Perhaps the most resonant thing Tchorbadjiyska takes away from Rome is not a specific place or a particular meal, but a principle. One she now carries into every conversation she has with clients about any destination. "Go with an open mind," she says. "Because every destination has something unique to offer. Don't go with expectations." It is a deceptively simple piece of advice, and it is the kind that only sounds obvious after the fact. Before a trip, most travellers arrive with a version of the place already assembled in their imagination, built from photographs and reviews and other people's stories. Rome, like most great cities, will dismantle that version and replace it with something better, stranger, and more alive than anything that could have been anticipated.

That openness, that willingness to be surprised, is at the core of what Tchorbadjiyska offers her clients. She is not reading from a script. She is speaking from experience, from the specific texture of Roman cobblestones, from the warmth of a culture that prizes human connection, from the genuine wonder of standing in front of something built two thousand years ago that is still, somehow, standing.

What Comes Next

For Tchorbadjiyska, Rome is not a final destination. It is the latest chapter in an ongoing education. With Greece already in her sights as her next journey, she continues to do what the best advisors do: travel not just for the pleasure of it, but for the deepened understanding it brings to every client she serves. Rome gave her the ruins, the food, the laid-back rhythm, and the hidden corners. Greece, no doubt, will give her something else entirely. And she will arrive, as she always does, with an open mind.

Frequently Asked Questions

What is the best time to visit Rome?

Spring and autumn are ideal, offering manageable temperatures and fewer crowds than summer, which brings extreme heat and peak tourism.

What makes Rome different from other European cities?

Rome uniquely blends ancient architecture with modern daily life, where centuries-old fountains anchor neighbourhoods still used by locals, creating a living city rather than a museum.

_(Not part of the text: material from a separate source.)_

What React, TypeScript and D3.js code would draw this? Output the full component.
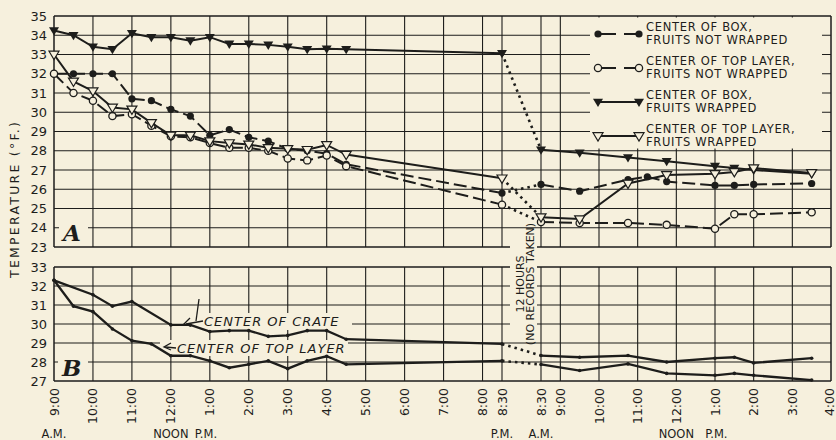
import React from "react";
import * as d3 from "d3";

// time = hours counted from 9:00 A.M. of the first day (23.5 = 8:30 A.M. next day)
const boxBareTimes = [0, 0.5, 1, 1.5, 2, 2.5, 3, 3.5, 4, 4.5, 5, 5.5, 6, 6.5, 7, 7.5, 11.5, 23.5, 24.5, 25.75, 26.25, 26.75, 28, 28.5, 29, 30.5];
const boxBareTemps = [32.0, 32.0, 32.0, 32.0, 30.7, 30.6, 30.15, 29.8, 28.8, 29.1, 28.7, 28.5, 28.1, 28.0, 27.85, 27.3, 25.8, 26.25, 25.9, 26.5, 26.65, 26.4, 26.2, 26.2, 26.25, 26.3];

const sharedTimes = [0, 0.5, 1, 1.5, 2, 2.5, 3, 3.5, 4, 4.5, 5, 5.5, 6, 6.5, 7, 7.5, 11.5, 23.5, 24.5, 25.75, 26.75, 28, 28.5, 29, 30.5];
const topBareTemps = [32.0, 31.0, 30.6, 29.8, 29.9, 29.3, 28.75, 28.7, 28.4, 28.15, 28.15, 28.0, 27.6, 27.5, 27.75, 27.2, 25.2, 24.3, 24.25, 24.25, 24.15, 23.95, 24.7, 24.7, 24.8];
const boxWrapTemps = [34.25, 34.0, 33.4, 33.27, 34.1, 33.9, 33.9, 33.72, 33.9, 33.55, 33.55, 33.5, 33.4, 33.27, 33.3, 33.27, 33.06, 28.05, 27.9, 27.65, 27.45, 27.2, 27.1, 27.0, 26.8];
const topWrapTemps = [33.0, 31.6, 31.1, 30.25, 30.15, 29.45, 28.8, 28.8, 28.5, 28.4, 28.33, 28.15, 28.1, 28.05, 28.3, 27.8, 26.57, 24.55, 24.45, 26.3, 26.74, 26.8, 26.9, 27.1, 26.85];

// panel B
const crateTimes = [0, 1, 1.5, 2, 3, 3.5, 4, 4.5, 5, 5.5, 6, 6.5, 7, 7.5, 11.5, 23.5, 24.5, 25.75, 26.75, 28, 28.5, 29, 30.5];
const crateTemps = [32.3, 31.54, 30.94, 31.18, 29.95, 29.95, 29.6, 29.65, 29.65, 29.35, 29.4, 29.65, 29.65, 29.2, 28.95, 28.34, 28.25, 28.34, 28.0, 28.2, 28.25, 27.95, 28.2];
const layerTemps = [32.3, 30.94, 30.65, 29.74, 29.12, 28.95, 28.33, 28.33, 28.06, 27.7, 27.88, 28.06, 27.65, 28.06, 28.3, 27.88, 28.06, 27.87, 27.55, 27.9, 27.4, 27.3, 27.4, 27.3, 27.05];

const tickTimes = [0, 1, 2, 3, 4, 5, 6, 7, 8, 9, 10, 11, 11.5, 23.5, 24, 25, 26, 27, 28, 29, 30, 31];
const tickLabels = ["9:00", "10:00", "11:00", "12:00", "1:00", "2:00", "3:00", "4:00", "5:00", "6:00", "7:00", "8:00", "8:30", "8:30", "9:00", "10:00", "11:00", "12:00", "1:00", "2:00", "3:00", "4:00"];
const periodLabels = [
  { t: 0, text: "A.M.", dx: 0 },
  { t: 3, text: "NOON", dx: 0 },
  { t: 3, text: "P.M.", dx: 35 },
  { t: 11.5, text: "P.M.", dx: 0 },
  { t: 23.5, text: "A.M.", dx: 0 },
  { t: 27, text: "NOON", dx: 0 },
  { t: 27, text: "P.M.", dx: 40 },
];

const legendItems = [
  { lines: ["CENTER OF BOX,", "FRUITS NOT WRAPPED"], marker: "dot", dashed: true },
  { lines: ["CENTER OF TOP LAYER,", "FRUITS NOT WRAPPED"], marker: "ring", dashed: true },
  { lines: ["CENTER OF BOX,", "FRUITS WRAPPED"], marker: "tri", dashed: false },
  { lines: ["CENTER OF TOP LAYER,", "FRUITS WRAPPED"], marker: "otri", dashed: false },
];

const BG = "#f6f0dd";
const INK = "#1d1d1b";
const FONT = "DejaVu Sans, sans-serif";

const x = d3.scaleLinear().domain([0, 11.5, 23.5, 31]).range([54, 502, 541, 831]);
const yA = d3.scaleLinear().domain([23, 35]).range([247, 16]);
const yB = d3.scaleLinear().domain([27, 33]).range([381, 267]);

type Pt = [number, number];

function split(times: number[], temps: number[]) {
  const pts: Pt[] = times.map((t, i) => [t, temps[i]]);
  const day1 = pts.filter((p) => p[0] <= 11.5);
  const day2 = pts.filter((p) => p[0] >= 23.5);
  return { pts, day1, day2, gap: [day1[day1.length - 1], day2[0]] as Pt[] };
}

function Marker({ kind, cx, cy }: { kind: string; cx: number; cy: number }) {
  if (kind === "dot") return <circle cx={cx} cy={cy} r={3.6} fill={INK} />;
  if (kind === "ring") return <circle cx={cx} cy={cy} r={3.6} fill={BG} stroke={INK} strokeWidth={1.3} />;
  const d = `M${cx - 5},${cy - 3.3}L${cx + 5},${cy - 3.3}L${cx},${cy + 5}Z`;
  if (kind === "tri") return <path d={d} fill={INK} />;
  return <path d={d} fill={BG} stroke={INK} strokeWidth={1.2} />;
}

function Series({ times, temps, y, marker, dashed, width = 2 }: any) {
  const s = split(times, temps);
  const line = d3.line<Pt>().x((d) => x(d[0])).y((d) => y(d[1]));
  const dash = dashed ? "13 5" : undefined;
  return (
    <g>
      <path d={line(s.day1) || ""} fill="none" stroke={INK} strokeWidth={width} strokeDasharray={dash} />
      <path d={line(s.day2) || ""} fill="none" stroke={INK} strokeWidth={width} strokeDasharray={dash} />
      <path d={line(s.gap) || ""} fill="none" stroke={INK} strokeWidth={2.6} strokeDasharray="2.5 4" />
      {marker === "small"
        ? s.pts.map((p, i) => <circle key={i} cx={x(p[0])} cy={y(p[1])} r={1.8} fill={INK} />)
        : s.pts.map((p, i) => <Marker key={i} kind={marker} cx={x(p[0])} cy={y(p[1])} />)}
    </g>
  );
}

function Grid({ y, lo, hi }: { y: any; lo: number; hi: number }) {
  const vals = d3.range(lo, hi + 1);
  return (
    <g stroke={INK} strokeWidth={1.1}>
      {vals.map((v) => (
        <line key={"h" + v} x1={x(0)} x2={x(31)} y1={y(v)} y2={y(v)} strokeWidth={v === lo || v === hi ? 1.5 : 1.1} />
      ))}
      {tickTimes.map((t, i) => (
        <line key={"v" + i} x1={x(t)} x2={x(t)} y1={y(hi)} y2={y(lo)} strokeWidth={i === 0 || t === 31 ? 1.5 : 1.1} />
      ))}
    </g>
  );
}

export default function App() {
  return (
    <div style={{ position: "absolute", left: 0, top: 0 }}>
      <svg width={836} height={440} style={{ display: "block" }}>
        <rect width={836} height={440} fill={BG} />
        <Grid y={yA} lo={23} hi={35} />
        <Grid y={yB} lo={27} hi={33} />

        {/* masks */}
        <rect x={590} y={17.5} width={232} height={131} fill={BG} />
        <rect x={510} y={229} width={27} height={112} fill={BG} />
        <rect x={59} y={220} width={29} height={25} fill={BG} />
        <rect x={58} y={355} width={30} height={24} fill={BG} />
        <rect x={172} y={313} width={180} height={17} fill={BG} />
        <rect x={160} y={340} width={188} height={16} fill={BG} />

        {/* y axis labels */}
        <g fontFamily={FONT} fontSize={13} fill={INK} textAnchor="end">
          {d3.range(23, 36).map((v) => (
            <text key={"a" + v} x={47} y={yA(v)} dy="0.36em">{v}</text>
          ))}
          {d3.range(27, 34).map((v) => (
            <text key={"b" + v} x={47} y={yB(v)} dy="0.36em">{v}</text>
          ))}
        </g>
        <text
          transform="translate(19,200) rotate(-90)"
          textAnchor="middle"
          fontFamily={FONT}
          fontSize={12.5}
          fill={INK}
          textLength={156}
          lengthAdjust="spacing"
        >
          TEMPERATURE (°F.)
        </text>

        {/* x tick labels */}
        <g fontFamily={FONT} fontSize={12.5} fill={INK}>
          {tickTimes.map((t, i) => (
            <text
              key={i}
              transform={`translate(${Math.min(x(t), 829)},388) rotate(-90)`}
              textAnchor="end"
              dy="0.36em"
            >
              {tickLabels[i]}
            </text>
          ))}
          {periodLabels.map((p, i) => (
            <text key={"p" + i} x={x(p.t) + p.dx} y={438} textAnchor="middle" fontSize={11.5}>
              {p.text}
            </text>
          ))}
        </g>

        {/* gap note */}
        <g fontFamily={FONT} fontSize={11} fill={INK} textAnchor="middle">
          <text transform="translate(520,284) rotate(-90)" dy="0.36em">12 HOURS</text>
          <text transform="translate(530,284) rotate(-90)" dy="0.36em">(NO RECORDS TAKEN)</text>
        </g>

        {/* panel letters */}
        <g fontFamily="DejaVu Serif, serif" fontStyle="italic" fontWeight="bold" fontSize={23} fill={INK}>
          <text x={63} y={241}>A</text>
          <text x={62} y={376}>B</text>
        </g>

        {/* panel A */}
        <Series times={boxBareTimes} temps={boxBareTemps} y={yA} marker="dot" dashed />
        <Series times={sharedTimes} temps={topBareTemps} y={yA} marker="ring" dashed />
        <Series times={sharedTimes} temps={boxWrapTemps} y={yA} marker="tri" />
        <Series times={sharedTimes} temps={topWrapTemps} y={yA} marker="otri" />

        {/* panel B */}
        <Series times={crateTimes} temps={crateTemps} y={yB} marker="small" width={2.3} />
        <Series times={sharedTimes} temps={layerTemps} y={yB} marker="small" width={2.3} />

        {/* panel B annotations */}
        <g fontFamily={FONT} fontStyle="italic" fontSize={13} fill={INK} letterSpacing={1}>
          <text x={204} y={326}>CENTER OF CRATE</text>
          <text x={177} y={353}>CENTER OF TOP LAYER</text>
        </g>
        <g stroke={INK} strokeWidth={1.3} fill="none">
          <path d="M203,321L186,324" />
          <path d="M190,318L184,324L191,326" />
          <path d="M199,299L196,321" />
          <path d="M176,348L165,347" />
          <path d="M171,343L164,347L171,350" />
        </g>

        {/* legend */}
        <g fontFamily={FONT} fontSize={11.5} fill={INK} letterSpacing={0.7}>
          {legendItems.map((it, i) => {
            const top = 27 + i * 34;
            const sy = top + 7;
            return (
              <g key={i}>
                <line
                  x1={598}
                  x2={639}
                  y1={sy}
                  y2={sy}
                  stroke={INK}
                  strokeWidth={2}
                  strokeDasharray={it.dashed ? "18 8 18" : undefined}
                />
                <Marker kind={it.marker} cx={598} cy={sy} />
                <Marker kind={it.marker} cx={639} cy={sy} />
                <text x={646} y={top + 4}>{it.lines[0]}</text>
                <text x={646} y={top + 16.5}>{it.lines[1]}</text>
              </g>
            );
          })}
        </g>
      </svg>
    </div>
  );
}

Should I focus on famous monuments or explore beyond them?

While the Colosseum and Pantheon are iconic, the real experience comes from walking cobblestone streets, discovering hidden corners, and immersing yourself in local Italian lifestyle.

What is the pace of life like in Rome?

Rome is laid-back and values interpersonal connection; the city rewards lingering—long lunches, slow espresso, and unhurried conversations—rather than rushing through attractions.

Are there accessibility concerns in Rome?

Yes, Rome's uneven terrain and extensive walking requirements mean travellers with mobility issues should plan carefully and consider their physical capabilities.

How should I approach visiting Rome?

Visit with an open mind and without preconceived expectations; each destination offers something unique, and Rome will surprise you with experiences better than anything you could anticipate.